Di fronte a questi pericoli per la nostra democrazia, la prima cosa da fare è diffondere consapevolezza su limiti e possibili distorsioni dell’interazione digitale e fare appello a una nuova missione: quella di essere comunità educante digitale. La seconda è aumentare il livello d’istruzione obbligatoria in un Paese in cui gli ultimi dati segnalano che un terzo della popolazione è affetta da analfabetismo di ritorno, e quindi in grado di attivare solo o prevalentemente decisioni emotive e non razionali, come spiegherebbe il Nobel Kahneman.
La terza urgenza è combattere i monopoli, soprattutto nel campo dei social, dove è più difficile la concorrenza. Se in un determinato ambito (social media, posta elettronica) la stragrande maggioranza delle persone si abitua a usare un certo spazio per comunicare, si crea di fatto un monopolio. Perché è molto difficile per un potenziale concorrente - anche con un prodotto migliore - competere. Si tratterebbe infatti di convincere i cittadini a trasmigrare nel nuovo spazio col rischio di trovarsi soli, di perdere le proprie abitudini e di non beneficiare di tutte quelle relazioni a disposizione nello spazio originario.
Per questi motivi il monopolio di Twitter (ora X) sembrava inattaccabile. In realtà la nascita e la crescita di Thread e di Bluesky dimostra che non è così.
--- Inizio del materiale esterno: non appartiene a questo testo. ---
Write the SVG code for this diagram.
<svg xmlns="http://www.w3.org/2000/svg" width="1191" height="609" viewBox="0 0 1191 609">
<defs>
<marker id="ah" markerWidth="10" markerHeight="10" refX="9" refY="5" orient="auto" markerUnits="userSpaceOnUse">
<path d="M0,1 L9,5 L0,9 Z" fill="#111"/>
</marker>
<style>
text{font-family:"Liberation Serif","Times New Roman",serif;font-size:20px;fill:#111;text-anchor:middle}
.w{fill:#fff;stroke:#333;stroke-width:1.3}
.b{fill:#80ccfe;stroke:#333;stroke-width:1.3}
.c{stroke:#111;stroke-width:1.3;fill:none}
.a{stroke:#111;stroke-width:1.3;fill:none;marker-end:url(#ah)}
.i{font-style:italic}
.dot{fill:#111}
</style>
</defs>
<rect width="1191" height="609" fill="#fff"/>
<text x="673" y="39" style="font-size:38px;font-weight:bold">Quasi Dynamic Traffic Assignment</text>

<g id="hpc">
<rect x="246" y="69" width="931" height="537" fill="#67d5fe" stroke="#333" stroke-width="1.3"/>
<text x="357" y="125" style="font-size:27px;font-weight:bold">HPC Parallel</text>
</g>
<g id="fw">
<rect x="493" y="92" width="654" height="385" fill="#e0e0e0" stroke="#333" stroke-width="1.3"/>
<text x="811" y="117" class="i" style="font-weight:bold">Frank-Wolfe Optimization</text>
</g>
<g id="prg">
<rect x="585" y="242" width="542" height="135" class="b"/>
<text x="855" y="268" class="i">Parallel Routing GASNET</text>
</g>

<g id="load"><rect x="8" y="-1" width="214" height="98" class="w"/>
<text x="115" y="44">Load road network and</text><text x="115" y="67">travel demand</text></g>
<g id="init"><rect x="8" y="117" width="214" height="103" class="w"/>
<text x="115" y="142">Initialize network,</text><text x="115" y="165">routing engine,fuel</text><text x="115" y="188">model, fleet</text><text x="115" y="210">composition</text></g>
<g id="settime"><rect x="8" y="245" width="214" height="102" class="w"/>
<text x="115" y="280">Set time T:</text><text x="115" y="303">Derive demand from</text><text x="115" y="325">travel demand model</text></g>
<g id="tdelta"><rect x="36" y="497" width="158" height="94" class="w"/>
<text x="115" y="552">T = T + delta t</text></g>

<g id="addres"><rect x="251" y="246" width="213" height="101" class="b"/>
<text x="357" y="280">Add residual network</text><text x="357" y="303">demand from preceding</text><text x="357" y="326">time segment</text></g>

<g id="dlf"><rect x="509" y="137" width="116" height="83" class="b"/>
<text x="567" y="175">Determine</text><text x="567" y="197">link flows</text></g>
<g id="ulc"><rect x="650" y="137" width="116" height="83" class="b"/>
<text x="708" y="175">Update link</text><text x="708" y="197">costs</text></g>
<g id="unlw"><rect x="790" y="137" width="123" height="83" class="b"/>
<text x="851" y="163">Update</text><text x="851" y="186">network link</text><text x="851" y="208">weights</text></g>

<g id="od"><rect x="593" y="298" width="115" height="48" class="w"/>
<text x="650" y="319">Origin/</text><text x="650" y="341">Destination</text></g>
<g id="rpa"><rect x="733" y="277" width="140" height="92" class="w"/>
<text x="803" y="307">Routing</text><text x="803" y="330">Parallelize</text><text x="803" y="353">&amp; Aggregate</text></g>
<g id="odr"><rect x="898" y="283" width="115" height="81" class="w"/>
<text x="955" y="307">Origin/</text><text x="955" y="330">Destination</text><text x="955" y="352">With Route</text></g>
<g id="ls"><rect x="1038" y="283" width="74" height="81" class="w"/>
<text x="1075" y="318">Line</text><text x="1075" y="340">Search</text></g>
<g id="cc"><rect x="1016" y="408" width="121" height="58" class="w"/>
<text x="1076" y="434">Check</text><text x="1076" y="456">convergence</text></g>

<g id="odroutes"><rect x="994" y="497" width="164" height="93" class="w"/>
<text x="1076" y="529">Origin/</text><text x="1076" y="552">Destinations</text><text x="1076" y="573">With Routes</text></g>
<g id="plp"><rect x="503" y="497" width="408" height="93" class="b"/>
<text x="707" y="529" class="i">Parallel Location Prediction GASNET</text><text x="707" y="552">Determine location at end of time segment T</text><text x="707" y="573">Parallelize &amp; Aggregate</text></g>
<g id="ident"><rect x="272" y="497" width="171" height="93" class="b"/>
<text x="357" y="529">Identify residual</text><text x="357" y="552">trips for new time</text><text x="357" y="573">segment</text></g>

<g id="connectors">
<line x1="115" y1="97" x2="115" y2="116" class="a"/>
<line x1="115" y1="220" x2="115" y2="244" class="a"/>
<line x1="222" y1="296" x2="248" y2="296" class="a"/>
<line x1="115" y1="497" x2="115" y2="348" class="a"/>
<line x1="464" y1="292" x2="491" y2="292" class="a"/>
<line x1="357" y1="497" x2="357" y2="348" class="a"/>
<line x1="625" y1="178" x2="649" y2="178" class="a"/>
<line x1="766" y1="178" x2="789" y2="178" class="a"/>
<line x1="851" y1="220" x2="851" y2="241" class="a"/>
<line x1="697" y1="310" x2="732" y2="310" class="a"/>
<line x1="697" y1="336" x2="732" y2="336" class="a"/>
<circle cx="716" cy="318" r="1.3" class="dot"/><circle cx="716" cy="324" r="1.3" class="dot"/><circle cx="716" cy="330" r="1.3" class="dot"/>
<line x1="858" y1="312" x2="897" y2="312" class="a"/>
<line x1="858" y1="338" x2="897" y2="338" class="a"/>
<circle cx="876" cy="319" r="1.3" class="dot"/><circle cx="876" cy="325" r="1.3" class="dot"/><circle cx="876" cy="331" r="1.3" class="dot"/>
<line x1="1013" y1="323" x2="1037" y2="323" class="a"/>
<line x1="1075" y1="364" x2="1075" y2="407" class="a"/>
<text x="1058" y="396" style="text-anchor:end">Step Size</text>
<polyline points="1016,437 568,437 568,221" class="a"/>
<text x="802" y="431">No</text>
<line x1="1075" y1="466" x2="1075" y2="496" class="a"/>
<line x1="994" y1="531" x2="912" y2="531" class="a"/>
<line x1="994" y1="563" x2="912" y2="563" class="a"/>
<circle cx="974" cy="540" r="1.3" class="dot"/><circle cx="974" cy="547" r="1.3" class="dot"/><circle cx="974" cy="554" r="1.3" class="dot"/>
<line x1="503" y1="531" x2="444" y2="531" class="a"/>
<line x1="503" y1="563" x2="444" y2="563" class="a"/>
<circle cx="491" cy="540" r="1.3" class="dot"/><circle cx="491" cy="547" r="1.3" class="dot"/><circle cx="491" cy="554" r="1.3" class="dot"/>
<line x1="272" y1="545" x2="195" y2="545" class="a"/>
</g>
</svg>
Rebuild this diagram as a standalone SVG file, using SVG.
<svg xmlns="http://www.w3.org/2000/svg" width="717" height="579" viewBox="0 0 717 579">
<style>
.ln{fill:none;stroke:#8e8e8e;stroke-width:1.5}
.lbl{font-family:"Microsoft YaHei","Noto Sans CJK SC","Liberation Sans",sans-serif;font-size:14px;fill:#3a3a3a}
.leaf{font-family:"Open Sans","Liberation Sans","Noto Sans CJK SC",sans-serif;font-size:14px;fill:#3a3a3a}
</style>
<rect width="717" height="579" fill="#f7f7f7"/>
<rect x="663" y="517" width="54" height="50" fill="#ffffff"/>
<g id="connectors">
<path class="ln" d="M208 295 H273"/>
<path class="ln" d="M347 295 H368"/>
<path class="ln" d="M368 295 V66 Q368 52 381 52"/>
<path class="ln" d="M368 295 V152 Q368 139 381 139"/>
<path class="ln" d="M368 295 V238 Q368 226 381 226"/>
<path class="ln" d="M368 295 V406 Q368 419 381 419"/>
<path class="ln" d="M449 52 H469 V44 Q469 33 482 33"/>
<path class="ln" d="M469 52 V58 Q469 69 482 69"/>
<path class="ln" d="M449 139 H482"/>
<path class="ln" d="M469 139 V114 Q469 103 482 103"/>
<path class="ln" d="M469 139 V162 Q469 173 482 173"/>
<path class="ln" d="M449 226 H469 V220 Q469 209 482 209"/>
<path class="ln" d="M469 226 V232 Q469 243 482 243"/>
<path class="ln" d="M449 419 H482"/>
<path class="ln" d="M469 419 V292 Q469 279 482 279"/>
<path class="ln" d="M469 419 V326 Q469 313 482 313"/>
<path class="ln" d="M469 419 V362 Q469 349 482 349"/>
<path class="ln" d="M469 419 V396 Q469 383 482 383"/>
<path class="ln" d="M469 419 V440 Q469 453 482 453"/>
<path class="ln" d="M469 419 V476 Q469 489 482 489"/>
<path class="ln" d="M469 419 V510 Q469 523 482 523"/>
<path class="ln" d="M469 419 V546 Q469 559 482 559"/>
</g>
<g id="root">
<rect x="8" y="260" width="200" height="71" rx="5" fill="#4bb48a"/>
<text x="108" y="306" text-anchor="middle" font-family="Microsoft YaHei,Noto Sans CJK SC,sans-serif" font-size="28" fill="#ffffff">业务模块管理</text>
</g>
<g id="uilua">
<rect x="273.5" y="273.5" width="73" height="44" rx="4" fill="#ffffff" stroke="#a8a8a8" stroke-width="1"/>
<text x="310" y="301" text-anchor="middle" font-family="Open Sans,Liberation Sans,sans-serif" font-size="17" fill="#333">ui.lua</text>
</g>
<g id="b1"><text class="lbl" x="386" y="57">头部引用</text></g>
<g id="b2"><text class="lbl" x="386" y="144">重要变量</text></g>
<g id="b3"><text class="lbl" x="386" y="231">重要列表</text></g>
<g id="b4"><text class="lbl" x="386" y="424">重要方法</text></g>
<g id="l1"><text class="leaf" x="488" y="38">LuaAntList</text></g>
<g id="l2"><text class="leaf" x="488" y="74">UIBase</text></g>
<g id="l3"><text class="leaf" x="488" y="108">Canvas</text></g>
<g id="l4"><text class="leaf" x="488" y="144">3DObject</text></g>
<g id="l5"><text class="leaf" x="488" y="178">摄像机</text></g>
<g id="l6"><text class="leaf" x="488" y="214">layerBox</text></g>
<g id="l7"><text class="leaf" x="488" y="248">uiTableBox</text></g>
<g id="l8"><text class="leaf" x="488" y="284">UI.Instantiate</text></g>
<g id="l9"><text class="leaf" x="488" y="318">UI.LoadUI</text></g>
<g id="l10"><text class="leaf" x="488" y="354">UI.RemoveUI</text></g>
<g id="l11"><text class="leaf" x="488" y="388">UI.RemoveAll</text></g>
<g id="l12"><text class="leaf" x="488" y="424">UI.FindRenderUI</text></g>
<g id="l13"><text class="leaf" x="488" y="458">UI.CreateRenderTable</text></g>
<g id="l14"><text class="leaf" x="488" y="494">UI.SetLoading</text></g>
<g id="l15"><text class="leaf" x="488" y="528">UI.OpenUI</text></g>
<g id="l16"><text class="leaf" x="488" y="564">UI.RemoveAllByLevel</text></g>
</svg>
Nel primo caso (Thread) a colmare lo vantaggio è stato il creatore di un altro popolarissimo social come Instagram, entrato nella galassia Meta (la società del fondatore di Facebook Zuckenberg) che aveva già un suo network, ma non una piattaforma social tipo X. Nel secondo caso (Bluesky), il concorrente ha creato una piattaforma gemella con caratteristiche del tutto simili - che dunque consentono a chi arriva a trovarsi immediatamente a proprio agio - e gli afflussi sono improvvisamente saliti dopo l’elezione di Trump. La quarta e ultima questione è quella delle proposte di regolamentazione. I singoli Stati procedono in ordine sparso, con iniziative anche drastiche come il divieto dei social per i minori di 16 anni in Australia.
Su questo fronte sarebbe forte la tentazione di limitare la partecipazione solo a chi ci mette “la faccia”, con un nome e cognome e un’identità ben precisa. Ma ciò limiterebbe il traffico della piattaforma e impedirebbe l’utilizzo di pseudonimi che per taluni aspetti sono anche uno strumento di libertà.
L’agorà in cui si formeranno preferenze e si svolgerà il dibattito politico del futuro presenta dunque enormi potenzialità ma altrettanti rischi. Imparare a conoscerli è il primo passo per realizzare le prime e schivare i secondi. Evitando la tentazione di ritirarsi perché, come detto, il primo passo è diventare una comunità educante digitale e incontrare le persone laddove si trovano.